On September 16, 2014, the Securities and Exchange Commission announced enforcement actions against 19 firms and an individual trader for short sales in violation of Rule 105 of Regulation M. The SEC’s latest crackdown on short-selling violations in advance of stock offerings came one day shy of the one-year anniversary of enforcement actions against 23 firms for Rule 105 violations and the issuance of the SEC’s National Examination Program (NEP) Risk Alert highlighting observations on Rule 105 compliance issues. The most recent enforcement actions resulted in the imposition of cease-and-desist orders and more than $9 million in civil penalties, disgorgement and interest.

The Rule

Rule 105 exists to promote offering prices that are set by natural forces of supply and demand, rather than manipulation, by discouraging short selling that could artificially depress market prices. Rule 105 generally prohibits the purchasing of securities in follow-on and secondary offerings from an underwriter or broker-dealer participating in the offering when the purchaser has conducted short sales in the securities within a specified time period before the pricing of the offering. This “restricted period” is the shorter of: 1) the period beginning five business days before a public offering and ending with such pricing, or 2) the period beginning with the initial filing of such registration statement or notification on Form 1-A or Form 1-E and ending with the pricing.

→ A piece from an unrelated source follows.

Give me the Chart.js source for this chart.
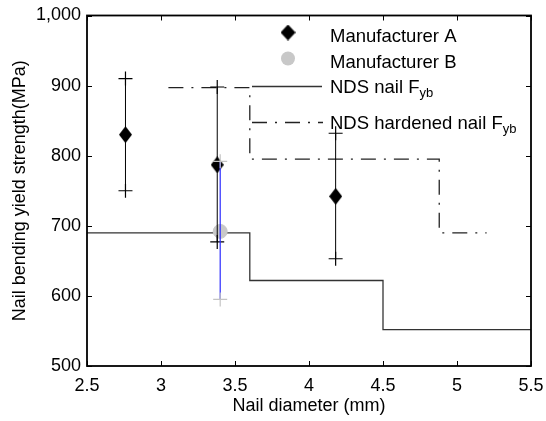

There is no intent or “scienter” requirement, so this rule applies regardless of whether a trading strategy was intended to manipulate the price of the security. There are, however, three specific exceptions to the rule.

Bona Fide Purchase Exception

An individual can purchase equity securities in the offering regardless of selling short during the restricted period so long as the individual makes a bona fide purchase equivalent in quantity to the amount of the restricted period short sale prior to the pricing. In order to qualify under this exception, individuals must make sure they are in compliance with the specific timing and trade reporting requirements that are in place to ensure that the purchasing activity in the equity security is visible to the market prior to the pricing of the offering.

Separate Accounts Exception

This exception allows a purchase of an offered equity security in an individual’s account in situations where that individual sold short in another account during the restricted period. The SEC has provided several factors to help show that accounts are indeed separate:

  • Investment and trading strategies and objectives are separate and distinct.
  • Personnel for each account do not coordinate trading among or between the accounts.
  • Information barriers separate the accounts, and information about securities positions or investment decisions is not shared between accounts.
  • Each account maintains a separate profit-and-loss statement.
  • There is no allocation of securities between or among accounts.
  • Personnel with oversight or managerial responsibility over multiple accounts in a single entity or affiliated entities, and account owners of multiple accounts, do not have authority to execute trading in individual securities in the accounts and, in fact, do not execute trades in the accounts. Likewise, they do not have the authority to preapprove trading decisions for the accounts and, in fact, do not preapprove trading decision for the accounts.

Investment Company Exception

The third exception permits an individual, registered fund – or a series of such fund − to participate in an offering of an equity security regardless of whether another series of the registered fund or an affiliated registered fund sold short during the restricted period.1

Robust Compliance

During this most recent announcement, Andrew Ceresney, director of the SEC’s Division of Enforcement, stated:

Rule 105 is an important preventive measure designed to protect issuers from downward pressure on their stock price in advance of offerings. These charges should remind investment advisers and others of the need for robust and comprehensive compliance programs covering Rule 105 compliance.

The announcement also noted that the Enforcement Division’s assistance from the Financial Industry Regulatory Authority (FINRA) helped “to quickly identify potential violations.”

Market participants would be well-served to take notice of the SEC’s continued pursuit of violations of Rule 105 of Regulation M. In this regard, firms and individuals who engage in short-selling activities should familiarize themselves with the guidance set forth in the NEP Risk Alert to ensure that they are in accord with the requirements of Rule 105. Such efforts should include:

  • promoting training to employees regarding the application of Rule 105,
  • developing and implementing policies and procedures specifically tailored to the particulars of the firm’s business and that are designed to achieve compliance with Rule 105, and
  • monitoring and enforcing compliance with those policies and procedures.


1For example, an individual fund within a fund complex is generally not prohibited by Rule 105 from purchasing an offered security if another fund within the same complex (i.e., an affiliate) sold short the same security within the restricted period. Exchange Act Release No. 56206, 72 Fed. Reg. 45,094 (August 10, 2007) at 45,100.